• _Problem details_
Look through the data below. Show each line where the string "this" occurs.

== == ==

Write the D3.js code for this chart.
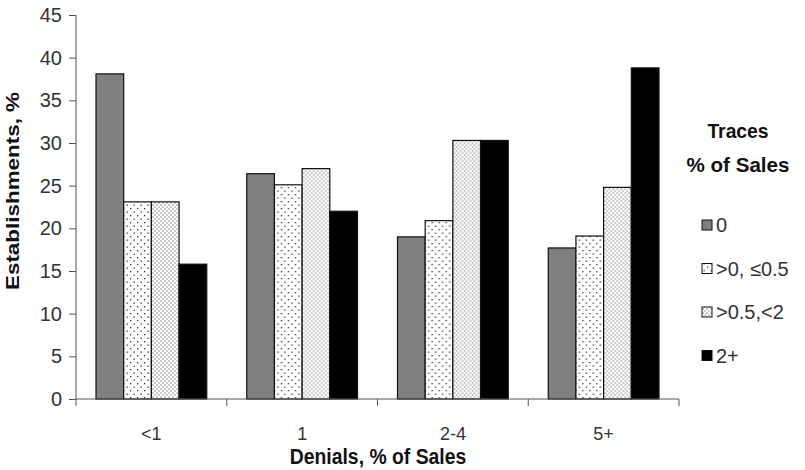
<html>
<head>
<script src="https://d3js.org/d3.v7.min.js"></script>
<style>
  body { margin: 0; background: #fff; }
  text { font-family: "Liberation Sans", Arial, sans-serif; }
</style>
</head>
<body>
<div id="chart"></div>
<script>
var categories = ["<1", "1", "2-4", "5+"];
var seriesNames = ["0", ">0, \u22640.5", ">0.5,<2", "2+"];
var v0 = [38.1, 26.4, 19.0, 17.7];
var v1 = [23.1, 25.1, 20.9, 19.1];
var v2 = [23.1, 27.0, 30.3, 24.8];
var v3 = [15.8, 22.0, 30.3, 38.8];
var yTicks = [0, 5, 10, 15, 20, 25, 30, 35, 40, 45];

var series = [v0, v1, v2, v3];

var svg = d3.select("#chart").append("svg")
  .attr("width", 805).attr("height", 470);

var defs = svg.append("defs");

// sparse dots
var p1 = defs.append("pattern").attr("id", "sparse")
  .attr("patternUnits", "userSpaceOnUse").attr("width", 7).attr("height", 7);
p1.append("rect").attr("width", 7).attr("height", 7).attr("fill", "#fff");
p1.append("rect").attr("x", 1.5).attr("y", 1.5).attr("width", 1.3).attr("height", 1.3).attr("fill", "#333");
p1.append("rect").attr("x", 5).attr("y", 5).attr("width", 1.3).attr("height", 1.3).attr("fill", "#333");

// dense dots
var p2 = defs.append("pattern").attr("id", "dense")
  .attr("patternUnits", "userSpaceOnUse").attr("width", 4).attr("height", 4);
p2.append("rect").attr("width", 4).attr("height", 4).attr("fill", "#fff");
p2.append("rect").attr("x", 0.5).attr("y", 0.5).attr("width", 1.1).attr("height", 1.1).attr("fill", "#555");
p2.append("rect").attr("x", 2.5).attr("y", 2.5).attr("width", 1.1).attr("height", 1.1).attr("fill", "#555");

var fills = ["#808080", "url(#sparse)", "url(#dense)", "#000"];

// squeeze or stretch text along its run, like the reference's distorted type
function fit(sel, k) {
  sel.each(function() {
    var len = this.getComputedTextLength();
    d3.select(this).attr("textLength", len * k).attr("lengthAdjust", "spacingAndGlyphs");
  });
}

var x0 = d3.scaleBand().domain(categories).range([76, 679]).paddingInner(0).paddingOuter(0);
var x1 = d3.scaleBand().domain(d3.range(4)).range([20, x0.bandwidth() - 20]).padding(0);
var y = d3.scaleLinear().domain([0, 45]).range([399, 15]);

// y axis
var yAxis = svg.append("g").attr("transform", "translate(76,0)")
  .call(d3.axisLeft(y).tickValues(yTicks).tickSize(7).tickPadding(7));
yAxis.selectAll("text").attr("font-size", 20).attr("fill", "#333");
yAxis.selectAll("line, path").attr("stroke", "#555");
yAxis.select(".domain").attr("d", "M0,399V15");

// bars
var groups = svg.selectAll(".grp").data(categories).enter().append("g")
  .attr("transform", function(d) { return "translate(" + x0(d) + ",0)"; });

groups.selectAll("rect").data(function(d, i) {
    return series.map(function(s, j) { return { j: j, v: s[i] }; });
  }).enter().append("rect")
  .attr("x", function(d) { return x1(d.j); })
  .attr("y", function(d) { return y(d.v); })
  .attr("width", x1.bandwidth())
  .attr("height", function(d) { return y(0) - y(d.v); })
  .attr("fill", function(d) { return fills[d.j]; })
  .attr("stroke", "#111").attr("stroke-width", 1.2);

// x axis
var xAxis = svg.append("g").attr("transform", "translate(0,399)")
  .call(d3.axisBottom(x0).tickSize(0).tickPadding(28));
xAxis.selectAll("text").attr("font-size", 18).attr("fill", "#333");
xAxis.select(".domain").attr("stroke", "#555").attr("d", "M76,0H679");
var bounds = categories.map(function(c) { return x0(c); }).concat([679]);
svg.append("g").selectAll("line").data(bounds).enter().append("line")
  .attr("x1", function(d) { return d; }).attr("x2", function(d) { return d; })
  .attr("y1", 399).attr("y2", 406).attr("stroke", "#555");

// axis titles
svg.append("text").attr("x", 378).attr("y", 464).attr("text-anchor", "middle")
  .attr("font-size", 22).attr("font-weight", "bold").attr("fill", "#111")
  .text("Denials, % of Sales").call(fit, 0.88);
svg.append("text").attr("transform", "translate(19,191) rotate(-90)")
  .attr("text-anchor", "middle").attr("font-size", 19).attr("font-weight", "bold").attr("fill", "#111")
  .text("Establishments, %").call(fit, 1.18);

// legend
var lg = svg.append("g");
lg.append("text").attr("x", 738).attr("y", 138).attr("text-anchor", "middle")
  .attr("font-size", 21).attr("font-weight", "bold").attr("fill", "#111").text("Traces").call(fit, 0.92);
lg.append("text").attr("x", 738).attr("y", 172).attr("text-anchor", "middle")
  .attr("font-size", 21).attr("font-weight", "bold").attr("fill", "#111").text("% of Sales").call(fit, 0.98);
var items = lg.selectAll(".it").data(seriesNames).enter().append("g")
  .attr("transform", function(d, i) { return "translate(702," + (225 + i * 43.5) + ")"; });
items.append("rect").attr("x", 0).attr("y", -5).attr("width", 10).attr("height", 10)
  .attr("fill", function(d, i) { return fills[i]; }).attr("stroke", "#111").attr("stroke-width", 1);
items.append("text").attr("x", 14).attr("y", 7).attr("font-size", 20).attr("fill", "#333")
  .text(function(d) { return d; });
</script>
</body>
</html>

== == ==

• _Exercise output_
Write the D3.js code for this chart.
    var len = this.getComputedTextLength();
    d3.select(this).attr("textLength", len * k).attr("lengthAdjust", "spacingAndGlyphs");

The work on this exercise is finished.